Ilorin came under the rulership of Fulanis. They were invited as friends and allies, but they were more astute than the Yorubas. They studied their weaknesses and misrule. According to Samuel Johnson (1921) " Their more generous treatment of fallen foes and artful method of conciliating a power they could not openly crush, marked them out as a superior people in the art of government."

== First attempt to retake Ilorin ==
The death of Afonja was very bitter for the Yoruba people. They became afraid it was a matter of time before the Fulani occupy the whole of Yorubaland, so they decided to form a formidable army under the leadership of Toyoje, the Baale of Ogbomosho who became the new Kakanfo. But the astute and discerning Alimi, already suspected this and was already fortifying himself and his Jamas to when the time came. He has studied the Yorubas and knew how to undercut them. The Yorubas encamped at Ogele but the Fulani army with their horses, assisted by Chief Solagberu of Oke Suna, a powerful Yoruba Moslem; routed the Yoruba army.

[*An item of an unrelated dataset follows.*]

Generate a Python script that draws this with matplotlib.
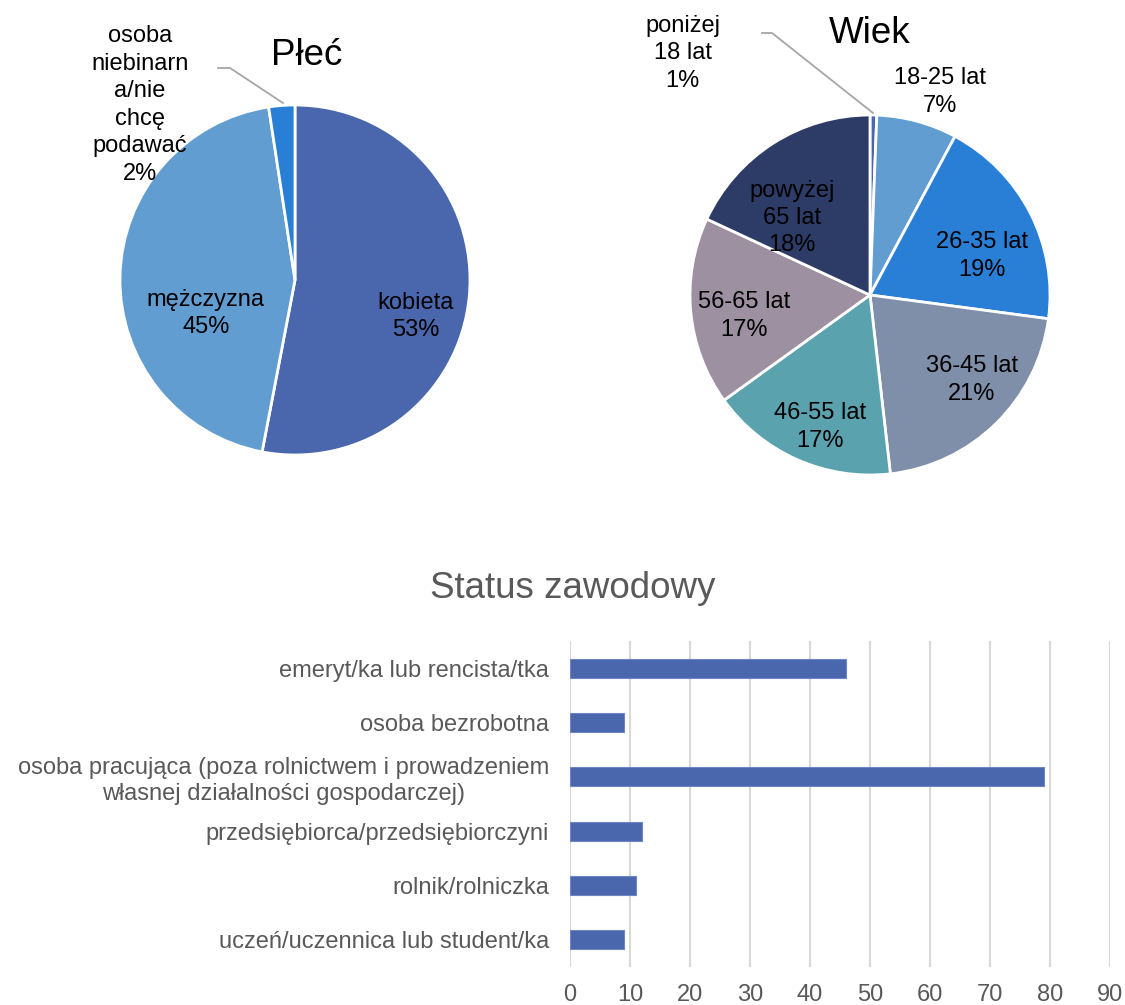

== 2nd Attempt - Mugbamugba War ==
The Yoruba forces came together again to attempt to recover Ilorin. The war was fought during the month of March and April when the locust fruits (Igba) were out. There was famine at the time since wars prevented farming. The Fulanis who were experts in cavalry, routed the Yorubas and Monjia, the King of Rabbah, who joined forces. This was the last war fought by Alimi the Moslem Priest. He was succeeded by Abudusalami, his son, who was installed the first King or Emir of Ilorin. This was the beginning of Emirate in Ilorin; and the Gambaris (Hausas) who formed the bulk of the Jamas were afforded home.